SUPPLIED DATA:
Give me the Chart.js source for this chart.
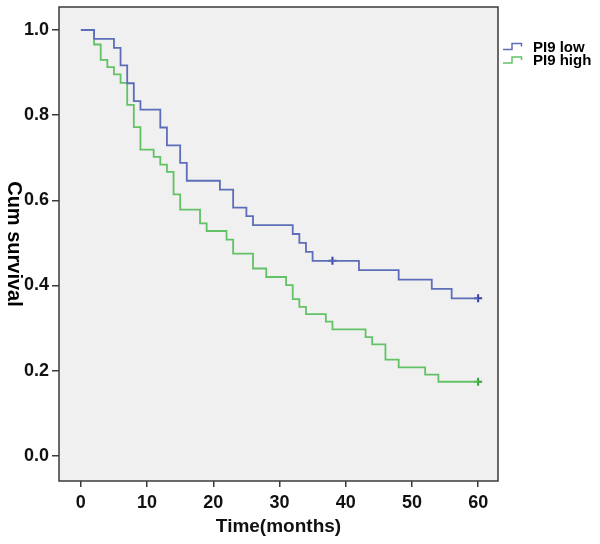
<!DOCTYPE html>
<html>
<head>
<meta charset="utf-8">
<script src="https://cdn.jsdelivr.net/npm/chart.js@4/dist/chart.umd.min.js"></script>
<style>
  html, body { margin: 0; padding: 0; background: #fff; }
  #wrap { width: 600px; height: 544px; }
</style>
</head>
<body>
<div id="wrap"><canvas id="kmChart"></canvas></div>
<script>
// Kaplan-Meier estimates
const seriesNames = ['PI9 low', 'PI9 high'];

const lowTimes = [0, 2, 5, 6, 7, 8, 9, 12, 13, 15, 16, 21, 23, 25, 26, 32, 33, 34, 35, 42, 48, 53, 56, 60];
const lowSurv = [1.0, 0.979, 0.958, 0.917, 0.875, 0.833, 0.813, 0.771, 0.729, 0.688, 0.646, 0.625, 0.583, 0.563,
    0.542, 0.521, 0.500, 0.479, 0.458, 0.436, 0.414, 0.392, 0.370, 0.370];

const highTimes = [0, 2, 3, 4, 5, 6, 7, 8, 9, 11, 12, 13, 14, 15, 18, 19, 22, 23, 26, 28, 31, 32, 33, 34, 37, 38,
    43, 44, 46, 48, 52, 54, 60];
const highSurv = [1.0, 0.966, 0.930, 0.913, 0.896, 0.876, 0.824, 0.772, 0.719, 0.702, 0.684, 0.667, 0.614, 0.578,
    0.546, 0.528, 0.508, 0.475, 0.440, 0.420, 0.401, 0.368, 0.350, 0.333, 0.315, 0.297, 0.279, 0.262, 0.226,
    0.208, 0.191, 0.174, 0.174];

// censored observations
const lowCensorTimes = [38, 60];
const lowCensorSurv = [0.458, 0.370];
const highCensorTimes = [60];
const highCensorSurv = [0.174];

const xTicks = [0, 10, 20, 30, 40, 50, 60];
const yTicks = [0.0, 0.2, 0.4, 0.6, 0.8, 1.0];

const xTitle = 'Time(months)';
const yTitle = 'Cum survival';

const FONT = '"Liberation Sans", Arial, sans-serif';
const lineColors = ['#5d6db8', '#62c265'];
const markColors = ['#34429f', '#2fa236'];

const toPoints = (xs, ys) => xs.map((x, i) => ({ x: x, y: ys[i] }));

const plotFrame = {
    id: 'plotFrame',
    beforeDraw(chart) {
        const { ctx, chartArea: a } = chart;
        ctx.save();
        ctx.fillStyle = '#f0f0f0';
        ctx.fillRect(a.left, a.top, a.right - a.left, a.bottom - a.top);
        ctx.restore();
    },
    afterDraw(chart) {
        const { ctx, chartArea: a } = chart;
        ctx.save();
        ctx.strokeStyle = '#3a3a3a';
        ctx.lineWidth = 1.5;
        ctx.strokeRect(a.left, a.top, a.right - a.left, a.bottom - a.top);

        // y title, reading top to bottom
        ctx.fillStyle = '#000';
        ctx.font = 'bold 20px ' + FONT;
        ctx.textAlign = 'center';
        ctx.textBaseline = 'middle';
        ctx.translate(14, (a.top + a.bottom) / 2);
        ctx.rotate(Math.PI / 2);
        ctx.fillText(yTitle, 0, 0);
        ctx.restore();

        // legend with step-shaped keys
        ctx.save();
        ctx.font = 'bold 15px ' + FONT;
        ctx.textBaseline = 'alphabetic';
        ctx.textAlign = 'left';
        seriesNames.forEach((name, i) => {
            const y0 = 49.5 + i * 13.5;
            ctx.strokeStyle = lineColors[i];
            ctx.lineWidth = 1.5;
            ctx.beginPath();
            ctx.moveTo(503, y0);
            ctx.lineTo(512, y0);
            ctx.lineTo(512, y0 - 6);
            ctx.lineTo(521.5, y0 - 6);
            ctx.lineTo(521.5, y0 - 3);
            ctx.stroke();
            ctx.fillStyle = '#000';
            ctx.fillText(name, 533, y0 + 2);
        });
        ctx.restore();
    }
};

new Chart(document.getElementById('kmChart'), {
    type: 'line',
    data: {
        datasets: [
            {
                label: seriesNames[0],
                data: toPoints(lowTimes, lowSurv),
                borderColor: lineColors[0],
                borderWidth: 1.8,
                stepped: true,
                pointRadius: 0
            },
            {
                label: seriesNames[1],
                data: toPoints(highTimes, highSurv),
                borderColor: lineColors[1],
                borderWidth: 1.8,
                stepped: true,
                pointRadius: 0
            },
            {
                label: 'low censored',
                data: toPoints(lowCensorTimes, lowCensorSurv),
                showLine: false,
                pointStyle: 'cross',
                pointRadius: 4,
                pointBorderWidth: 2,
                pointBorderColor: markColors[0]
            },
            {
                label: 'high censored',
                data: toPoints(highCensorTimes, highCensorSurv),
                showLine: false,
                pointStyle: 'cross',
                pointRadius: 4,
                pointBorderWidth: 2,
                pointBorderColor: markColors[1]
            }
        ]
    },
    options: {
        responsive: true,
        maintainAspectRatio: false,
        animation: false,
        layout: {
            padding: { top: 7, right: 102, left: 0, bottom: 0 }
        },
        plugins: {
            legend: { display: false },
            tooltip: { enabled: false }
        },
        scales: {
            x: {
                type: 'linear',
                min: -3.3,
                max: 63,
                afterBuildTicks: scale => { scale.ticks = xTicks.map(v => ({ value: v })); },
                afterFit: scale => {
                    scale.height = 63;
                    scale.paddingLeft = 0;
                    scale.paddingRight = 0;
                },
                border: { display: false },
                grid: {
                    drawOnChartArea: false,
                    drawTicks: true,
                    tickLength: 6,
                    color: '#3a3a3a',
                    lineWidth: 1.5
                },
                ticks: {
                    padding: 5,
                    color: '#111',
                    font: { family: FONT, size: 18, weight: 'bold' },
                    maxRotation: 0,
                    callback: v => String(v)
                },
                title: {
                    display: true,
                    text: xTitle,
                    color: '#111',
                    font: { family: FONT, size: 19, weight: 'bold' },
                    padding: { top: 0, bottom: 6 }
                }
            },
            y: {
                type: 'linear',
                min: -0.059,
                max: 1.054,
                afterBuildTicks: scale => { scale.ticks = yTicks.map(v => ({ value: v })); },
                afterFit: scale => {
                    scale.width = 59;
                    scale.paddingTop = 0;
                    scale.paddingBottom = 0;
                },
                border: { display: false },
                grid: {
                    drawOnChartArea: false,
                    drawTicks: true,
                    tickLength: 7,
                    color: '#3a3a3a',
                    lineWidth: 1.5
                },
                ticks: {
                    padding: 3,
                    color: '#111',
                    font: { family: FONT, size: 18, weight: 'bold' },
                    callback: v => v.toFixed(1)
                }
            }
        }
    },
    plugins: [plotFrame]
});
</script>
</body>
</html>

PROMPT:
Set the listing down in full and exactly. Pictures within it should not appear in the copy.

TASK OUTPUT:
Give me the Chart.js source for this chart.
<!DOCTYPE html>
<html>
<head>
<meta charset="utf-8">
<script src="https://cdn.jsdelivr.net/npm/chart.js@4/dist/chart.umd.min.js"></script>
<style>
  html, body { margin: 0; padding: 0; background: #fff; }
  #wrap { width: 600px; height: 544px; }
</style>
</head>
<body>
<div id="wrap"><canvas id="kmChart"></canvas></div>
<script>
// Kaplan-Meier estimates
const seriesNames = ['PI9 low', 'PI9 high'];

const lowTimes = [0, 2, 5, 6, 7, 8, 9, 12, 13, 15, 16, 21, 23, 25, 26, 32, 33, 34, 35, 42, 48, 53, 56, 60];
const lowSurv = [1.0, 0.979, 0.958, 0.917, 0.875, 0.833, 0.813, 0.771, 0.729, 0.688, 0.646, 0.625, 0.583, 0.563,
    0.542, 0.521, 0.500, 0.479, 0.458, 0.436, 0.414, 0.392, 0.370, 0.370];

const highTimes = [0, 2, 3, 4, 5, 6, 7, 8, 9, 11, 12, 13, 14, 15, 18, 19, 22, 23, 26, 28, 31, 32, 33, 34, 37, 38,
    43, 44, 46, 48, 52, 54, 60];
const highSurv = [1.0, 0.966, 0.930, 0.913, 0.896, 0.876, 0.824, 0.772, 0.719, 0.702, 0.684, 0.667, 0.614, 0.578,
    0.546, 0.528, 0.508, 0.475, 0.440, 0.420, 0.401, 0.368, 0.350, 0.333, 0.315, 0.297, 0.279, 0.262, 0.226,
    0.208, 0.191, 0.174, 0.174];

// censored observations
const lowCensorTimes = [38, 60];
const lowCensorSurv = [0.458, 0.370];
const highCensorTimes = [60];
const highCensorSurv = [0.174];

const xTicks = [0, 10, 20, 30, 40, 50, 60];
const yTicks = [0.0, 0.2, 0.4, 0.6, 0.8, 1.0];

const xTitle = 'Time(months)';
const yTitle = 'Cum survival';

const FONT = '"Liberation Sans", Arial, sans-serif';
const lineColors = ['#5d6db8', '#62c265'];
const markColors = ['#34429f', '#2fa236'];

const toPoints = (xs, ys) => xs.map((x, i) => ({ x: x, y: ys[i] }));

const plotFrame = {
    id: 'plotFrame',
    beforeDraw(chart) {
        const { ctx, chartArea: a } = chart;
        ctx.save();
        ctx.fillStyle = '#f0f0f0';
        ctx.fillRect(a.left, a.top, a.right - a.left, a.bottom - a.top);
        ctx.restore();
    },
    afterDraw(chart) {
        const { ctx, chartArea: a } = chart;
        ctx.save();
        ctx.strokeStyle = '#3a3a3a';
        ctx.lineWidth = 1.5;
        ctx.strokeRect(a.left, a.top, a.right - a.left, a.bottom - a.top);

        // y title, reading top to bottom
        ctx.fillStyle = '#000';
        ctx.font = 'bold 20px ' + FONT;
        ctx.textAlign = 'center';
        ctx.textBaseline = 'middle';
        ctx.translate(14, (a.top + a.bottom) / 2);
        ctx.rotate(Math.PI / 2);
        ctx.fillText(yTitle, 0, 0);
        ctx.restore();

        // legend with step-shaped keys
        ctx.save();
        ctx.font = 'bold 15px ' + FONT;
        ctx.textBaseline = 'alphabetic';
        ctx.textAlign = 'left';
        seriesNames.forEach((name, i) => {
            const y0 = 49.5 + i * 13.5;
            ctx.strokeStyle = lineColors[i];
            ctx.lineWidth = 1.5;
            ctx.beginPath();
            ctx.moveTo(503, y0);
            ctx.lineTo(512, y0);
            ctx.lineTo(512, y0 - 6);
            ctx.lineTo(521.5, y0 - 6);
            ctx.lineTo(521.5, y0 - 3);
            ctx.stroke();
            ctx.fillStyle = '#000';
            ctx.fillText(name, 533, y0 + 2);
        });
        ctx.restore();
    }
};

new Chart(document.getElementById('kmChart'), {
    type: 'line',
    data: {
        datasets: [
            {
                label: seriesNames[0],
                data: toPoints(lowTimes, lowSurv),
                borderColor: lineColors[0],
                borderWidth: 1.8,
                stepped: true,
                pointRadius: 0
            },
            {
                label: seriesNames[1],
                data: toPoints(highTimes, highSurv),
                borderColor: lineColors[1],
                borderWidth: 1.8,
                stepped: true,
                pointRadius: 0
            },
            {
                label: 'low censored',
                data: toPoints(lowCensorTimes, lowCensorSurv),
                showLine: false,
                pointStyle: 'cross',
                pointRadius: 4,
                pointBorderWidth: 2,
                pointBorderColor: markColors[0]
            },
            {
                label: 'high censored',
                data: toPoints(highCensorTimes, highCensorSurv),
                showLine: false,
                pointStyle: 'cross',
                pointRadius: 4,
                pointBorderWidth: 2,
                pointBorderColor: markColors[1]
            }
        ]
    },
    options: {
        responsive: true,
        maintainAspectRatio: false,
        animation: false,
        layout: {
            padding: { top: 7, right: 102, left: 0, bottom: 0 }
        },
        plugins: {
            legend: { display: false },
            tooltip: { enabled: false }
        },
        scales: {
            x: {
                type: 'linear',
                min: -3.3,
                max: 63,
                afterBuildTicks: scale => { scale.ticks = xTicks.map(v => ({ value: v })); },
                afterFit: scale => {
                    scale.height = 63;
                    scale.paddingLeft = 0;
                    scale.paddingRight = 0;
                },
                border: { display: false },
                grid: {
                    drawOnChartArea: false,
                    drawTicks: true,
                    tickLength: 6,
                    color: '#3a3a3a',
                    lineWidth: 1.5
                },
                ticks: {
                    padding: 5,
                    color: '#111',
                    font: { family: FONT, size: 18, weight: 'bold' },
                    maxRotation: 0,
                    callback: v => String(v)
                },
                title: {
                    display: true,
                    text: xTitle,
                    color: '#111',
                    font: { family: FONT, size: 19, weight: 'bold' },
                    padding: { top: 0, bottom: 6 }
                }
            },
            y: {
                type: 'linear',
                min: -0.059,
                max: 1.054,
                afterBuildTicks: scale => { scale.ticks = yTicks.map(v => ({ value: v })); },
                afterFit: scale => {
                    scale.width = 59;
                    scale.paddingTop = 0;
                    scale.paddingBottom = 0;
                },
                border: { display: false },
                grid: {
                    drawOnChartArea: false,
                    drawTicks: true,
                    tickLength: 7,
                    color: '#3a3a3a',
                    lineWidth: 1.5
                },
                ticks: {
                    padding: 3,
                    color: '#111',
                    font: { family: FONT, size: 18, weight: 'bold' },
                    callback: v => v.toFixed(1)
                }
            }
        }
    },
    plugins: [plotFrame]
});
</script>
</body>
</html>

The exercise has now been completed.